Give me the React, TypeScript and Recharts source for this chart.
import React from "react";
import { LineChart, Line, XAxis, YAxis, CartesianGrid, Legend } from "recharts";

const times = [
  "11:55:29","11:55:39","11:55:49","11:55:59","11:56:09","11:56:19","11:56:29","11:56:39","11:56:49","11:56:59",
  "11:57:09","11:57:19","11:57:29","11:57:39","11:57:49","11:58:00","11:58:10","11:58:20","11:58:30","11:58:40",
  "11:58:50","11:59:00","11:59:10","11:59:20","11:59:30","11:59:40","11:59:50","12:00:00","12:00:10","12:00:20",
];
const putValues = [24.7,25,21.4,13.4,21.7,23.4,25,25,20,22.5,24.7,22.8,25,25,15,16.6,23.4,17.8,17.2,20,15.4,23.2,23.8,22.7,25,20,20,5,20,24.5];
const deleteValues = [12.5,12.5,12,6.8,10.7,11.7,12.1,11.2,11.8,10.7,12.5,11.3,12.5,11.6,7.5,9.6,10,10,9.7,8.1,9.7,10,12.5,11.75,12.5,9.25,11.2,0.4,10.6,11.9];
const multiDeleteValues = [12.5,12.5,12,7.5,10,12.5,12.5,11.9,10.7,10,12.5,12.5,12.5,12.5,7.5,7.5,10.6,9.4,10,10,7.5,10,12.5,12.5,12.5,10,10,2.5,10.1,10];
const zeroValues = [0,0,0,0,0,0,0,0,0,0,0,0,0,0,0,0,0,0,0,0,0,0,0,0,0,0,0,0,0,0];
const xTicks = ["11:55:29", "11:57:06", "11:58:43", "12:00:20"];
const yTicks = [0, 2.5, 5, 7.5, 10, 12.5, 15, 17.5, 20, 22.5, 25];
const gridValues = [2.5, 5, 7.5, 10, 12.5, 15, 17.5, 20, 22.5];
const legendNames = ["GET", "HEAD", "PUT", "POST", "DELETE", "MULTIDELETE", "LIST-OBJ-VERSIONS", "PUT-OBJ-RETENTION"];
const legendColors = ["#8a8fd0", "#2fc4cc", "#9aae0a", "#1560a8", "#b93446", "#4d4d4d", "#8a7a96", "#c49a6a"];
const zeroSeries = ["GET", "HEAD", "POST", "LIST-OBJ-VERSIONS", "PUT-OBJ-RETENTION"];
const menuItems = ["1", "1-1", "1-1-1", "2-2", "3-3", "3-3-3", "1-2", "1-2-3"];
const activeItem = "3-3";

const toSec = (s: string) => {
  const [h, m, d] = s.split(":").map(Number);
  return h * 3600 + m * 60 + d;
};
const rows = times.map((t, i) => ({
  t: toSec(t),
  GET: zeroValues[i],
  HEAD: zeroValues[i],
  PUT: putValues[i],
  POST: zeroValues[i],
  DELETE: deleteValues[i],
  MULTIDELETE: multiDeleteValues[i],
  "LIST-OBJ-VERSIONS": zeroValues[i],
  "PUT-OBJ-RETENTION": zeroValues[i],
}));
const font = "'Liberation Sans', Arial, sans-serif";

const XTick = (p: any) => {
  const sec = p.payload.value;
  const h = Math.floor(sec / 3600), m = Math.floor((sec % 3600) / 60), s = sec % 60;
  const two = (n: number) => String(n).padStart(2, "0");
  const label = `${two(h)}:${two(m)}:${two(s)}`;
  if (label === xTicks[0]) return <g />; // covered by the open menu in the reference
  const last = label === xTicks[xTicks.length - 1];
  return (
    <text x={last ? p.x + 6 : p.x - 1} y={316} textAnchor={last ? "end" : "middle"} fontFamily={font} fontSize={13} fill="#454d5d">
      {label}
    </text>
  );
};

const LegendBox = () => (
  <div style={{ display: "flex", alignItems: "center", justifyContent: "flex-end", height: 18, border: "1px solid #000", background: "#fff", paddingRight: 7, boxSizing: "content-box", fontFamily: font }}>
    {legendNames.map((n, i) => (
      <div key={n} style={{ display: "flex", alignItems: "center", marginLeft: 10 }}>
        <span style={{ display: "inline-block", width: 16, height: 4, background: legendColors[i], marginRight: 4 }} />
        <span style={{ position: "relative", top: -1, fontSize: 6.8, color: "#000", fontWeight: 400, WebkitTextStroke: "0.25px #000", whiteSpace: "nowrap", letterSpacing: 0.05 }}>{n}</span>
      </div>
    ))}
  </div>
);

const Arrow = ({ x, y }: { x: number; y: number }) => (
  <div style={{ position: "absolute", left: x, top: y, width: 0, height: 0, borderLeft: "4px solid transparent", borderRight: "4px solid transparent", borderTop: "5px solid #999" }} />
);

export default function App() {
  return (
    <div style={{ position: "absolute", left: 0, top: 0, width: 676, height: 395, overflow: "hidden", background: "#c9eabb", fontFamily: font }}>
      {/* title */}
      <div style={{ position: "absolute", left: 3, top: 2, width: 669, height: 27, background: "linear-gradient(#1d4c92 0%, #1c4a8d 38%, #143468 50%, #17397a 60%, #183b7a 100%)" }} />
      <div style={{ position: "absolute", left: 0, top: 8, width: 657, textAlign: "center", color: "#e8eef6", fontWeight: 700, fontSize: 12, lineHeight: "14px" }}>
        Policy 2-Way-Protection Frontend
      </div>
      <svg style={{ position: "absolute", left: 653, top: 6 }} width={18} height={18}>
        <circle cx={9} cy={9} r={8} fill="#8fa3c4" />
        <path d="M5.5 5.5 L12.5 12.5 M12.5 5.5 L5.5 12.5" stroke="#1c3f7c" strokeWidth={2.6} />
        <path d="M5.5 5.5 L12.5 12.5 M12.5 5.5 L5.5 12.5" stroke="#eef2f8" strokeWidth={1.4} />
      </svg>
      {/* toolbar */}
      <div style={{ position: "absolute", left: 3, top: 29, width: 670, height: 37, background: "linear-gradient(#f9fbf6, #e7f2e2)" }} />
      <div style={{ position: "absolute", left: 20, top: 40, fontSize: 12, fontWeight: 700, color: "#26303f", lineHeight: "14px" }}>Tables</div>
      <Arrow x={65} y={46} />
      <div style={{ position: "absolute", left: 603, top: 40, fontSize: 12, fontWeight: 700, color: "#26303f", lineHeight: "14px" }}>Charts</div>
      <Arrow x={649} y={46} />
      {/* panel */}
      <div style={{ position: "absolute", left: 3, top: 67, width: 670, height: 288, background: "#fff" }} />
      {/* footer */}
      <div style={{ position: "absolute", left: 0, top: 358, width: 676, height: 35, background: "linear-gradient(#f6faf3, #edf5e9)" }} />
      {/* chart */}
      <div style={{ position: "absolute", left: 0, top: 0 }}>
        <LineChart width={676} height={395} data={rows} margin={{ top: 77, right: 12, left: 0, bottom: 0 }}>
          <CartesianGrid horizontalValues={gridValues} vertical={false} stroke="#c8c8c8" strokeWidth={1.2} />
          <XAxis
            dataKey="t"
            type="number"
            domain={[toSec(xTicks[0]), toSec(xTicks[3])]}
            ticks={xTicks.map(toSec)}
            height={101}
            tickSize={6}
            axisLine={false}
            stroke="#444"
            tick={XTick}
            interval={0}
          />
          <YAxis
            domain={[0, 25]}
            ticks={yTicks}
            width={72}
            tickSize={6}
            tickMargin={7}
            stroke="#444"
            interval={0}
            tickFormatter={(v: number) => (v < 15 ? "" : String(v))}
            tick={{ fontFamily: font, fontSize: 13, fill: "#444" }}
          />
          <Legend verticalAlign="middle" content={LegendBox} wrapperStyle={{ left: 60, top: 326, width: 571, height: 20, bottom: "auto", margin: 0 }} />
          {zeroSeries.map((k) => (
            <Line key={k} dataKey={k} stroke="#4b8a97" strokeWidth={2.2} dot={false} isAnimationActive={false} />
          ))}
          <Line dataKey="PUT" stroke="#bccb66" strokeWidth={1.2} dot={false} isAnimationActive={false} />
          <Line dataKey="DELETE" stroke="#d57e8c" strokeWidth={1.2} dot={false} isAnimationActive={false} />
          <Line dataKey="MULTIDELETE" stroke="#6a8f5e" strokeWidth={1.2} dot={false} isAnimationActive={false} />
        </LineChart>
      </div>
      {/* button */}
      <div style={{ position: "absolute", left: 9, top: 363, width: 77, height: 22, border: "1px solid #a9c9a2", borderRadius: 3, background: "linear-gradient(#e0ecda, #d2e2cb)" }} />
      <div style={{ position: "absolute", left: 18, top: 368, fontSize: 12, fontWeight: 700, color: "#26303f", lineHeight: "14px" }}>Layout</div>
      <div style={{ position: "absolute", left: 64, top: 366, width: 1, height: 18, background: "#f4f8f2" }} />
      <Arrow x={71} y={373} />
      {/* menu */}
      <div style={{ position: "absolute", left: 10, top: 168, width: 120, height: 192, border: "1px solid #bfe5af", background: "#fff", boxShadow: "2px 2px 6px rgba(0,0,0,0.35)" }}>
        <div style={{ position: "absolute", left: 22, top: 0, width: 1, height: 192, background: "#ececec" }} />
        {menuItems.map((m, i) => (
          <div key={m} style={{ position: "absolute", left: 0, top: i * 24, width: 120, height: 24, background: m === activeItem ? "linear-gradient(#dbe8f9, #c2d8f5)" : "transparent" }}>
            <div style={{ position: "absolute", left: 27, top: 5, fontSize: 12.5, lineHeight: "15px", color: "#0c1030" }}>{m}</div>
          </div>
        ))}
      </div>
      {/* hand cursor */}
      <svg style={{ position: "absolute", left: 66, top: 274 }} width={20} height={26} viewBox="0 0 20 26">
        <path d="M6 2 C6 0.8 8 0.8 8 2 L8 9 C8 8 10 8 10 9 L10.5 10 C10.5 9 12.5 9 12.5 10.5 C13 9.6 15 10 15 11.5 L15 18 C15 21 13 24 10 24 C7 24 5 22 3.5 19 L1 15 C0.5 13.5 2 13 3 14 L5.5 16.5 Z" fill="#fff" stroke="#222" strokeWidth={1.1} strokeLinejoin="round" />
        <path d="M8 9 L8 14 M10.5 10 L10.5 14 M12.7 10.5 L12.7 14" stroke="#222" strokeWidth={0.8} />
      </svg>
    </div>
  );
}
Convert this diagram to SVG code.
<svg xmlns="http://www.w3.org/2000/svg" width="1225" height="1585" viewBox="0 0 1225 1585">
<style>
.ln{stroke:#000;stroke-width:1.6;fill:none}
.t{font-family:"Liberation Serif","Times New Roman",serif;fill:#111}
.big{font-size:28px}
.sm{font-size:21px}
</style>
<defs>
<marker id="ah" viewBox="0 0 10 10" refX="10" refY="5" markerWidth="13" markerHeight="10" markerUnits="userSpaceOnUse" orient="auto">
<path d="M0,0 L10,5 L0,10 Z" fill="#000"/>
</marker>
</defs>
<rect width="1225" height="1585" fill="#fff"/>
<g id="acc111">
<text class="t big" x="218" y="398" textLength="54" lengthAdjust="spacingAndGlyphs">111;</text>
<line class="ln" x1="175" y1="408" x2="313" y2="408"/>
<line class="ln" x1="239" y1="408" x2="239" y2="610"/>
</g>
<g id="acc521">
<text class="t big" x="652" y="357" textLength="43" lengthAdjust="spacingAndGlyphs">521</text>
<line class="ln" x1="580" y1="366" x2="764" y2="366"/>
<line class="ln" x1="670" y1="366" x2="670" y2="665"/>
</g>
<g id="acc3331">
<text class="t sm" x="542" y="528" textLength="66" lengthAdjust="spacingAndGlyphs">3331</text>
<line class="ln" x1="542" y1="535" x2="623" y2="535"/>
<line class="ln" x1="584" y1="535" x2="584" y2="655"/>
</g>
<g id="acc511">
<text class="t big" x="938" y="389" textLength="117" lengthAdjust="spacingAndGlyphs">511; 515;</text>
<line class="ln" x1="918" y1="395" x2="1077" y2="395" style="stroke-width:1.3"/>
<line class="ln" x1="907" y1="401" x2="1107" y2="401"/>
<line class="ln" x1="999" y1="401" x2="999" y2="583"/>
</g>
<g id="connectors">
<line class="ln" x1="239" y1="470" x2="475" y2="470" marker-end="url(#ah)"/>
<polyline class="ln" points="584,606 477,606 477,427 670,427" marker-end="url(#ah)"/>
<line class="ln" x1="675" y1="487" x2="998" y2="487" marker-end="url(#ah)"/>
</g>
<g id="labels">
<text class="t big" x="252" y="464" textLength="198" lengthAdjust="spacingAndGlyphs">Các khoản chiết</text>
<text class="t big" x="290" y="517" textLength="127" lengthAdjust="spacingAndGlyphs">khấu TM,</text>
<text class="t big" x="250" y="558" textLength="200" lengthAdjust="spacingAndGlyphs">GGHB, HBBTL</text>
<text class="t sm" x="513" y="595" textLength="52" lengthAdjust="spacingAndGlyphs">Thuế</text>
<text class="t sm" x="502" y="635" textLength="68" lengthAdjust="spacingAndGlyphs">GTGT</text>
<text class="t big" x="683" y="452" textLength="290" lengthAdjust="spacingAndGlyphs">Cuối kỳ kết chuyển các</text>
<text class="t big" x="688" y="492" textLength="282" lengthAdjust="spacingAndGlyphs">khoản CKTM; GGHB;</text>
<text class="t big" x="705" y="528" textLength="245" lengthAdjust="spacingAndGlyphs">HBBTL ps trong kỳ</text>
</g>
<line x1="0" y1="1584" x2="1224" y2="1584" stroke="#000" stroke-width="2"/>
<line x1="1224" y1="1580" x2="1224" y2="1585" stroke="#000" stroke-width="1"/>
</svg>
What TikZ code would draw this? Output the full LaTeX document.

**Brief:** Restate exactly the records above from their first line through the line that holds "YAxis, CartesianGrid, Legend", please, including both and leaving out all others.

**Problem solution:**
Give me the React, TypeScript and Recharts source for this chart.
import React from "react";
import { LineChart, Line, XAxis, YAxis, CartesianGrid, Legend } from "recharts";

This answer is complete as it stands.